How to invest as interest rates fall
‘Where to invest now interest rates have fallen’
‘Why property is set to bounce back’
I’m not sure whether you’ve been inundated by headlines like these, but I certainly have. And along with the clickbait headlines come the questions from confused and concerned clients.
As financial advisers, we know why interest rates are important: they determine the cost of capital for businesses, they offer a ‘risk-free’ rate of return from which to compare alternate investment options, and ultimately, they drive cash flow for those with debt. The bigger question, is whether our clients understand them as well?
Education and ‘taking them along for the journey’ is something I see that continues to lag in the financial advice and investment sector today. You only need to look at the popularity of social media platforms and podcasters to understand that the industry isn’t connecting well with the end consumer.

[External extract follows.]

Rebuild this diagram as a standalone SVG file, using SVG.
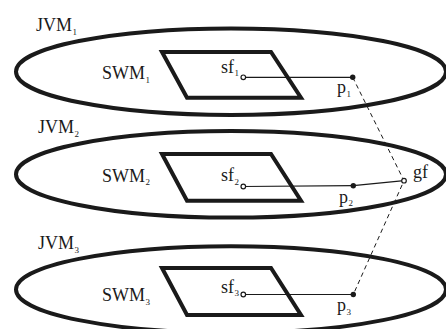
<svg xmlns="http://www.w3.org/2000/svg" width="446" height="329" viewBox="0 0 446 329">
<style>
.jvm{fill:none;stroke:#1a1a1a;stroke-width:4}
.swm{fill:none;stroke:#1a1a1a;stroke-width:4;stroke-linejoin:miter}
.t{font-family:"Liberation Serif","DejaVu Serif",serif;font-size:18px;fill:#1a1a1a}
.s{font-size:9px}
.open{fill:#fff;stroke:#1a1a1a;stroke-width:1.2}
.dot{fill:#1a1a1a}
.ln{stroke:#1a1a1a;stroke-width:1.2;fill:none}
.dash{stroke:#1a1a1a;stroke-width:1;fill:none;stroke-dasharray:4.5 3.5}
</style>
<rect width="446" height="329" fill="#fff"/>
<g id="jvm1">
<ellipse class="jvm" cx="231" cy="71.7" rx="215" ry="43.3"/>
<text class="t" x="36" y="31">JVM<tspan class="s" dx="0.5" dy="3.5">1</tspan></text>
</g>
<g id="jvm2">
<ellipse class="jvm" cx="231" cy="174.3" rx="215" ry="43.3"/>
<text class="t" x="38" y="133">JVM<tspan class="s" dx="0.5" dy="3.5">2</tspan></text>
</g>
<g id="jvm3">
<ellipse class="jvm" cx="231" cy="289.5" rx="215" ry="43.3"/>
<text class="t" x="38" y="249">JVM<tspan class="s" dx="0.5" dy="3.5">3</tspan></text>
</g>
<g id="swm1">
<polygon class="swm" points="162,52 271,52 301,97.7 187,97.7"/>
<text class="t" x="102" y="79">SWM<tspan class="s" dx="0.5" dy="3.5">1</tspan></text>
</g>
<g id="swm2">
<polygon class="swm" points="162,154 271,154 301,200.7 187,200.7"/>
<text class="t" x="102" y="181.5">SWM<tspan class="s" dx="0.5" dy="3.5">2</tspan></text>
</g>
<g id="swm3">
<polygon class="swm" points="162,268 271,268 301,315 187,315"/>
<text class="t" x="102" y="301">SWM<tspan class="s" dx="0.5" dy="3.5">3</tspan></text>
</g>
<g id="connectors">
<line class="ln" x1="243.3" y1="77.3" x2="352.7" y2="77.3"/>
<line class="ln" x1="243.3" y1="186.5" x2="353.3" y2="185.7"/>
<line class="ln" x1="243.3" y1="294.5" x2="353.3" y2="294.5"/>
<line class="ln" x1="353.3" y1="185.7" x2="404" y2="180.7"/>
<polyline class="dash" points="352.7,77.3 404,180.7 353.3,294.5"/>
</g>
<g id="sf1">
<circle class="open" cx="243.3" cy="77.3" r="2.3"/>
<text class="t" x="221" y="72.5">sf<tspan class="s" dx="0.5" dy="3.5">1</tspan></text>
</g>
<g id="sf2">
<circle class="open" cx="243.3" cy="186.5" r="2.3"/>
<text class="t" x="221" y="181">sf<tspan class="s" dx="0.5" dy="3.5">2</tspan></text>
</g>
<g id="sf3">
<circle class="open" cx="243.3" cy="294.5" r="2.3"/>
<text class="t" x="221" y="292.5">sf<tspan class="s" dx="0.5" dy="3.5">3</tspan></text>
</g>
<g id="p1">
<circle class="dot" cx="352.7" cy="77.3" r="2.7"/>
<text class="t" x="337" y="93">p<tspan class="s" dx="0.5" dy="3.5">1</tspan></text>
</g>
<g id="p2">
<circle class="dot" cx="353.3" cy="185.7" r="2.7"/>
<text class="t" x="339" y="202.5">p<tspan class="s" dx="0.5" dy="3.5">2</tspan></text>
</g>
<g id="p3">
<circle class="dot" cx="353.3" cy="294.5" r="2.7"/>
<text class="t" x="337" y="311">p<tspan class="s" dx="0.5" dy="3.5">3</tspan></text>
</g>
<g id="gf">
<circle class="open" cx="404" cy="180.7" r="2.3"/>
<text class="t" x="413" y="178">gf</text>
</g>
</svg>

A simple question about how we should be investing as interest rates fall, should be easily answered…..unless your portfolio was poorly positioned before, then you shouldn’t need to be changing your investments based on a single interest rate move. But in the case where portfolios are being managed without the benefit of a separately managed account (SMA), or with reviews as infrequent as annually, then more change is required.
So what changes am I suggesting clients make today?
With the overlay of growing geopolitical risk and volatility, diversification remains my primary focus.
The first thing I’m advising clients to do is to be willing to accept alternative sources of income, and forget about what has and hasn’t worked in the last few years. Think infrastructure, property and those sectors of the market that have lagged in recent years, to ensure they are building resilience into their portfolios.
For those investing in term deposits or holding ‘cash’ because of the interest rates on offer, your income has just fallen by close to 6 per cent, if not more, overnight. It isn’t only important to diversify your income exposure, but also your defensive portfolio. Now is the time to be blending both variable- and fixed-rate bonds within fixed-income portfolios, and stressing the need to invest in one of the most poorly understood asset classes in the market.
This goes without saying, but falling interest rates only increase the importance of investing for growth. Combine the cost of living with increasing longevity, and the case needs to be made for a growing allocation to growth assets, particularly as risk-free sources of income are likely to continue falling in terms of headline rates.
Finally, there is currency, where I’m holding ground, as so many factors converge onto each other. With so many overseas investments, currency will be a key driver of returns for Australian retirees in the next decade; yet the foreign exchange impact is barely considered in portfolios. While it is impossible to predict where the Australian dollar will go from here, it is clear that it must form part of every investment decision. The case for hedging is slowly growing: hedging can protect a portfolio against foreign exchange fluctuations by offsetting currency movement effects on the Australian-dollar value of an overseas investment.